29. Eu égard tant au fait qu'aucune disposition spécifique relative aux concessions de services publics ne figure dans la directive 92-50 qu'à l'historique de l'adoption de celle-ci, tel qu'il a été rappelé par la Cour aux points 46 à 48 de l'arrêt Telaustria et Telefonadress, précité, il y a lieu de conclure que c'est sciemment que le législateur communautaire a décidé d'exclure de telles concessions du champ d'application de cette directive. L'interprétation de la notion de "contrats à titre onéreux conclus par écrit", visée à l'article 1er, point 4, de la directive 93-38, qui a été retenue dans ledit arrêt, vaut donc tout autant pour la notion identique figurant à l'article 1er de la directive 92-50.

30. Il convient donc de répondre à la question posée par la juridiction de renvoi qu'un contrat de concession de services publics d'édition est, au stade actuel du droit communautaire, exclu du champ d'application de la directive 92-50, alors même qu'il est visé, en raison de son objet spécifique, à l'annexe I A de cette directive, à laquelle renvoie l'article 8 de celle-ci.

Sur les dépens

31. Les frais exposés par les Gouvernements français, italien, néerlandais et autrichien, ainsi que par la Commission, qui ont soumis des observations à la Cour, ne peuvent faire l'objet d'un remboursement.

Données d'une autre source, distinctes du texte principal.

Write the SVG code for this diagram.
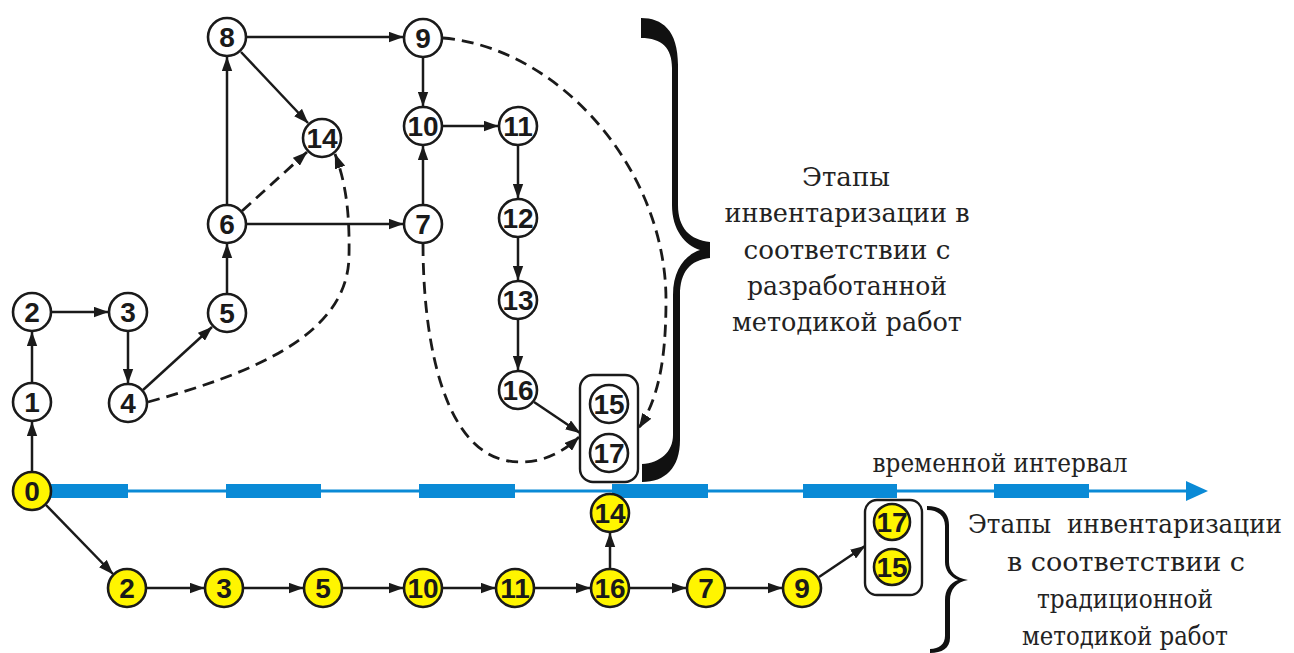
<svg xmlns="http://www.w3.org/2000/svg" width="1294" height="653" viewBox="0 0 1294 653">
  <style>
    .nd circle { fill: #ffffff; stroke: #1a1a1a; stroke-width: 2.6; }
    .nd.y circle { fill: #fff500; }
    .nd text { font-family: "Liberation Sans", Arial, sans-serif; font-weight: bold; font-size: 28px; fill: #1a1a1a; text-anchor: middle; }
    .grp { fill: #ffffff; stroke: #1a1a1a; stroke-width: 2.4; }
    .grp.y { fill: none; }
    .e { fill: none; stroke: #1a1a1a; stroke-width: 2.5; marker-end: url(#ah); }
    .d { stroke-width: 2.8; stroke-dasharray: 12 7; }
    .lbl { font-family: "DejaVu Serif", "Liberation Serif", serif; font-size: 26px; fill: #222222; text-anchor: middle; }
    .axis { stroke: #0a8ad6; }
    .bar { fill: #0a8ad6; }
    .brace { fill: #111111; }
  </style>
  <defs>
    <marker id="ah" viewBox="0 0 14 10" refX="13.5" refY="5" markerWidth="15" markerHeight="11" markerUnits="userSpaceOnUse" orient="auto">
      <path d="M0,0 L14,5 L0,10 z" fill="#1a1a1a"/>
    </marker>
  </defs>

  <!-- time axis -->
  <g id="axis">
    <line class="axis" x1="45" y1="491" x2="1190" y2="491" stroke-width="3"/>
    <rect class="bar" x="50" y="484" width="78" height="14"/>
    <rect class="bar" x="226" y="484" width="95" height="14"/>
    <rect class="bar" x="419" y="484" width="96" height="14"/>
    <rect class="bar" x="612" y="484" width="96" height="14"/>
    <rect class="bar" x="803" y="484" width="94" height="14"/>
    <rect class="bar" x="994" y="484" width="95" height="14"/>
    <polygon class="bar" points="1186,481 1208,491 1186,501"/>
  </g>

  <!-- connectors -->
  <g id="connectors">
    <!-- upper network -->
    <line class="e" x1="32" y1="471" x2="32" y2="422"/>
    <line class="e" x1="32" y1="382" x2="32" y2="332"/>
    <line class="e" x1="52" y1="312" x2="108" y2="312"/>
    <line class="e" x1="128" y1="332" x2="128" y2="383"/>
    <line class="e" x1="143" y1="390" x2="212" y2="327"/>
    <line class="e" x1="227" y1="293" x2="227" y2="244"/>
    <line class="e" x1="227" y1="204" x2="227" y2="57"/>
    <line class="e" x1="247" y1="37" x2="403" y2="37"/>
    <line class="e" x1="241" y1="52" x2="308" y2="123"/>
    <line class="e d" x1="242" y1="211" x2="307" y2="152"/>
    <line class="e" x1="247" y1="224" x2="403" y2="224"/>
    <line class="e" x1="423" y1="57" x2="423" y2="106"/>
    <line class="e" x1="423" y1="204" x2="423" y2="146"/>
    <line class="e" x1="443" y1="126" x2="498" y2="126"/>
    <line class="e" x1="518" y1="146" x2="518" y2="198"/>
    <line class="e" x1="518" y1="238" x2="518" y2="280"/>
    <line class="e" x1="518" y1="320" x2="518" y2="370"/>
    <line class="e" x1="534" y1="402" x2="580" y2="433"/>
    <path class="e d" d="M148,402 C250,374 348,336 349,256 C350,206 344,178 335,154"/>
    <path class="e d" d="M423,244 C423,330 440,462 520,462 C548,462 566,449 579,437"/>
    <path class="e d" d="M443,38 C560,48 666,170 666,300 C666,365 657,400 639,428"/>
    <!-- lower chain -->
    <line class="e" x1="46" y1="505" x2="113" y2="574"/>
    <line class="e" x1="147" y1="588" x2="204" y2="588"/>
    <line class="e" x1="244" y1="588" x2="303" y2="588"/>
    <line class="e" x1="343" y1="588" x2="403" y2="588"/>
    <line class="e" x1="443" y1="588" x2="495" y2="588"/>
    <line class="e" x1="535" y1="588" x2="590" y2="588"/>
    <line class="e" x1="610" y1="568" x2="610" y2="533"/>
    <line class="e" x1="630" y1="588" x2="686" y2="588"/>
    <line class="e" x1="726" y1="588" x2="782" y2="588"/>
    <line class="e" x1="819" y1="577" x2="865" y2="546"/>
  </g>

  <!-- upper network nodes -->
  <g id="n0" class="nd y"><circle cx="32" cy="491" r="19"/><text x="32" y="501">0</text></g>
  <g id="n1" class="nd"><circle cx="32" cy="402" r="19"/><text x="32" y="412">1</text></g>
  <g id="n2" class="nd"><circle cx="32" cy="312" r="19"/><text x="32" y="322">2</text></g>
  <g id="n3" class="nd"><circle cx="128" cy="312" r="19"/><text x="128" y="322">3</text></g>
  <g id="n4" class="nd"><circle cx="128" cy="403" r="19"/><text x="128" y="413">4</text></g>
  <g id="n5" class="nd"><circle cx="227" cy="313" r="19"/><text x="227" y="323">5</text></g>
  <g id="n6" class="nd"><circle cx="227" cy="224" r="19"/><text x="227" y="234">6</text></g>
  <g id="n8" class="nd"><circle cx="227" cy="37" r="19"/><text x="227" y="47">8</text></g>
  <g id="n14" class="nd"><circle cx="322" cy="138" r="19"/><text x="322" y="148">14</text></g>
  <g id="n9" class="nd"><circle cx="423" cy="38" r="19"/><text x="423" y="48">9</text></g>
  <g id="n10" class="nd"><circle cx="423" cy="126" r="19"/><text x="423" y="136">10</text></g>
  <g id="n7" class="nd"><circle cx="423" cy="224" r="19"/><text x="423" y="234">7</text></g>
  <g id="n11" class="nd"><circle cx="518" cy="126" r="19"/><text x="518" y="136">11</text></g>
  <g id="n12" class="nd"><circle cx="518" cy="218" r="19"/><text x="518" y="228">12</text></g>
  <g id="n13" class="nd"><circle cx="518" cy="300" r="19"/><text x="518" y="310">13</text></g>
  <g id="n16" class="nd"><circle cx="518" cy="390" r="19"/><text x="518" y="400">16</text></g>
  <g id="final-a">
    <rect class="grp" x="580" y="375" width="58" height="107" rx="13"/>
    <g id="n15" class="nd"><circle cx="609" cy="404" r="19"/><text x="609" y="414">15</text></g>
    <g id="n17" class="nd"><circle cx="609" cy="453" r="19"/><text x="609" y="463">17</text></g>
  </g>

  <!-- lower chain nodes -->
  <g id="m2" class="nd y"><circle cx="127" cy="588" r="19"/><text x="127" y="598">2</text></g>
  <g id="m3" class="nd y"><circle cx="224" cy="588" r="19"/><text x="224" y="598">3</text></g>
  <g id="m5" class="nd y"><circle cx="323" cy="588" r="19"/><text x="323" y="598">5</text></g>
  <g id="m10" class="nd y"><circle cx="423" cy="588" r="19"/><text x="423" y="598">10</text></g>
  <g id="m11" class="nd y"><circle cx="515" cy="588" r="19"/><text x="515" y="598">11</text></g>
  <g id="m16" class="nd y"><circle cx="610" cy="588" r="19"/><text x="610" y="598">16</text></g>
  <g id="m14" class="nd y"><circle cx="610" cy="513" r="19"/><text x="610" y="523">14</text></g>
  <g id="m7" class="nd y"><circle cx="706" cy="588" r="19"/><text x="706" y="598">7</text></g>
  <g id="m9" class="nd y"><circle cx="802" cy="588" r="19"/><text x="802" y="598">9</text></g>
  <g id="final-b">
    <rect class="grp y" x="865" y="500" width="57" height="95" rx="12"/>
    <g id="m17" class="nd y"><circle cx="892" cy="522" r="18"/><text x="892" y="532">17</text></g>
    <g id="m15" class="nd y"><circle cx="892" cy="567" r="18"/><text x="892" y="577">15</text></g>
  </g>

  <!-- braces -->
  <g id="brace-a">
    <path class="brace" d="M641,18 C662,18 678,30 678,65 L678,205 C678,228 690,240 710,242 L710,258 C690,260 680,272 680,295 L680,440 C680,468 665,482 642,482 L642,464 C660,463 673,452 673,435 L673,295 C673,270 685,255 700,250 C685,245 672,230 672,205 L672,68 C672,48 662,38 641,38 Z"/>
  </g>
  <g id="brace-b">
    <path class="brace" d="M927,506 C940,506 949,512 949,525 L949,562 C949,572 956,578 968,580 C956,582 950,590 950,600 L950,638 C950,648 942,653 930,653 L930,649 C939,649 945,644 945,636 L945,600 C945,590 950,583 958,580 C950,577 945,570 945,562 L945,526 C945,516 938,510 927,510 Z"/>
  </g>

  <!-- labels -->
  <g id="label-new">
    <text class="lbl" x="846" y="186" textLength="88" lengthAdjust="spacingAndGlyphs">Этапы</text>
    <text class="lbl" x="847" y="222" textLength="245" lengthAdjust="spacingAndGlyphs">инвентаризации в</text>
    <text class="lbl" x="847" y="259" textLength="207" lengthAdjust="spacingAndGlyphs">соответствии с</text>
    <text class="lbl" x="847" y="295" textLength="200" lengthAdjust="spacingAndGlyphs">разработанной</text>
    <text class="lbl" x="847" y="331" textLength="230" lengthAdjust="spacingAndGlyphs">методикой работ</text>
  </g>
  <g id="label-axis">
    <text class="lbl" x="1000" y="472" textLength="255" lengthAdjust="spacingAndGlyphs">временной интервал</text>
  </g>
  <g id="label-old">
    <text class="lbl" x="1125" y="533" font-size="25" textLength="314" lengthAdjust="spacingAndGlyphs" xml:space="preserve">Этапы  инвентаризации</text>
    <text class="lbl" x="1126" y="571" textLength="238" lengthAdjust="spacingAndGlyphs">в соответствии с</text>
    <text class="lbl" x="1125" y="608" textLength="176" lengthAdjust="spacingAndGlyphs">традиционной</text>
    <text class="lbl" x="1125" y="645" textLength="206" lengthAdjust="spacingAndGlyphs">методикой работ</text>
  </g>
</svg>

La procédure revêtant, à l'égard des parties au principal, le caractère d'un incident soulevé devant la juridiction nationale, il appartient à celle-ci de statuer sur les dépens.

Par ces motifs,

LA COUR (deuxième chambre),

statuant sur la question à elle soumise par l'Oberlandesgericht Düsseldorf, par ordonnance du 2 août 2000, dit pour droit :

Un contrat de concession de services publics d'édition est, au stade actuel du droit communautaire, exclu du champ d'application de la directive 92-50-CEE du Conseil, du 18 juin 1992, portant coordination des procédures de passation des marchés publics de services, telle que modifiée par la directive 97-52-CE du Parlement européen et du Conseil, du 13 octobre 1997, alors même qu'il est visé, en raison de son objet spécifique, à l'annexe I A de cette directive, à laquelle renvoie l'article 8 de celle-ci.